[start]
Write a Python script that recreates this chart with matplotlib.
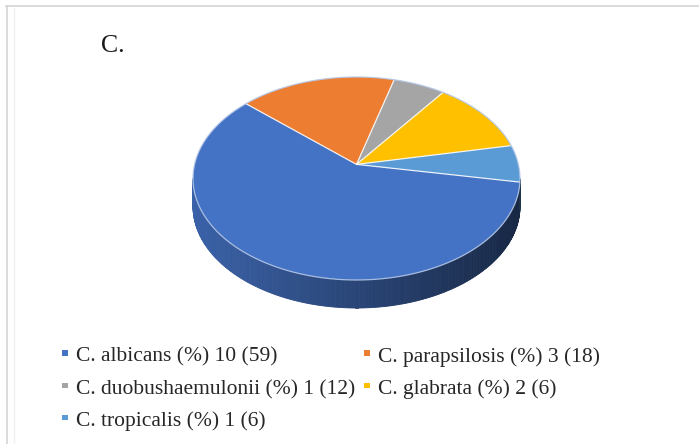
import numpy as np
import matplotlib.pyplot as plt
from matplotlib.patches import Polygon, Rectangle

# isolates per species: count and percent
species = ["C. albicans", "C. parapsilosis", "C. duobushaemulonii", "C. glabrata", "C. tropicalis"]
counts = [10, 3, 1, 2, 1]
percents = [59, 18, 12, 6, 6]
colors = ["#4472C4", "#ED7D31", "#A5A5A5", "#FFC000", "#5B9BD5"]
panel_label = "C."

W, H = 699, 444
fig = plt.figure(figsize=(W / 100, H / 100), dpi=100)
ax = fig.add_axes([0, 0, 1, 1])
ax.set_xlim(0, W)
ax.set_ylim(H, 0)
ax.axis("off")

serif = ["Liberation Serif", "DejaVu Serif"]

# pie geometry in pixels
cx, cy, a, b, depth = 356.5, 178.5, 163.5, 101.5, 28
tilt = 0.139    # perspective: pulls the centre towards the back
start = -10     # first slice starts here, slices run clockwise


def project(theta_deg, r=1.0):
    t = np.radians(theta_deg)
    u, v = r * np.cos(t), r * np.sin(t)
    w = 1 + tilt * v
    x = u * np.sqrt(1 - tilt ** 2) / w
    y = (v + tilt) / w
    return cx + a * x, cy - b * y


def shade(col, x):
    # darker to the right on the pie's side wall
    f = 0.86 - 0.51 * np.clip((x - (cx - a)) / (2 * a), 0, 1)
    rgb = np.array(plt.matplotlib.colors.to_rgb(col))
    return tuple(rgb * f)


sweep = np.array(counts) / sum(counts) * 360
cum = np.concatenate([[0], np.cumsum(sweep)])


def wedge_at(theta):
    d = (start - theta) % 360
    return min(np.searchsorted(cum, d, side="right") - 1, len(counts) - 1)


# side wall: only the front half is visible
lo_vis = 180 + np.degrees(np.arcsin(tilt))
hi_vis = 360 - np.degrees(np.arcsin(tilt))
ts = np.linspace(lo_vis, hi_vis, 240)
for t0, t1 in zip(ts[:-1], ts[1:]):
    x0, y0 = project(t0)
    x1, y1 = project(t1)
    col = shade(colors[wedge_at((t0 + t1) / 2)], (x0 + x1) / 2)
    quad = [(x0, y0), (x1, y1), (x1, y1 + depth), (x0, y0 + depth)]
    ax.add_patch(Polygon(quad, closed=True, facecolor=col, edgecolor=col, lw=0.6))

# top faces
apex = project(0, r=0.0)
for i, col in enumerate(colors):
    hi = start - cum[i]
    lo = start - cum[i + 1]
    arc = np.linspace(lo, hi, max(int(sweep[i] * 2), 4))
    xs, ys = project(arc)
    pts = [apex] + list(zip(xs, ys))
    ax.add_patch(Polygon(pts, closed=True, facecolor=col, edgecolor="none"))

# slice boundaries and rim highlight
for c in cum[:-1]:
    ex, ey = project(start - c)
    ax.plot([apex[0], ex], [apex[1], ey], color="white", lw=0.9, alpha=0.85,
            solid_capstyle="butt")
rx, ry = project(np.linspace(0, 360, 361))
ax.plot(rx, ry, color="#B4C7E7", lw=0.9, alpha=0.9)

# panel label
ax.text(101, 52, panel_label, fontsize=18.5, family=serif, color="#1a1a1a")

# legend, two columns
col_x = [62, 364]
row_base = [361.5, 394, 426]
for i, name in enumerate(species):
    r, c = divmod(i, 2)
    x, yb = col_x[c], row_base[r]
    ax.add_patch(Rectangle((x, yb - 11.5), 5.5, 5.5, facecolor=colors[i], edgecolor="none"))
    ax.text(x + 14, yb, f"{name} (%) {counts[i]} ({percents[i]})",
            fontsize=15.5, family=serif, color="#262626", va="baseline")

# chart area frame (top and left edges)
ax.plot([6, W], [6.5, 6.5], color="#d4d4d4", lw=1.2)
ax.plot([6.5, 6.5], [6, H], color="#d4d4d4", lw=1.2)
ax.plot([13.5, 13.5], [8, H], color="#f0f0f0", lw=1.0)

fig.savefig("out.png", dpi=100)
[end]
Extract from the data every line where "chart" shows up.

• **Exercise solution**
Write a Python script that recreates this chart with matplotlib.
# chart area frame (top and left edges)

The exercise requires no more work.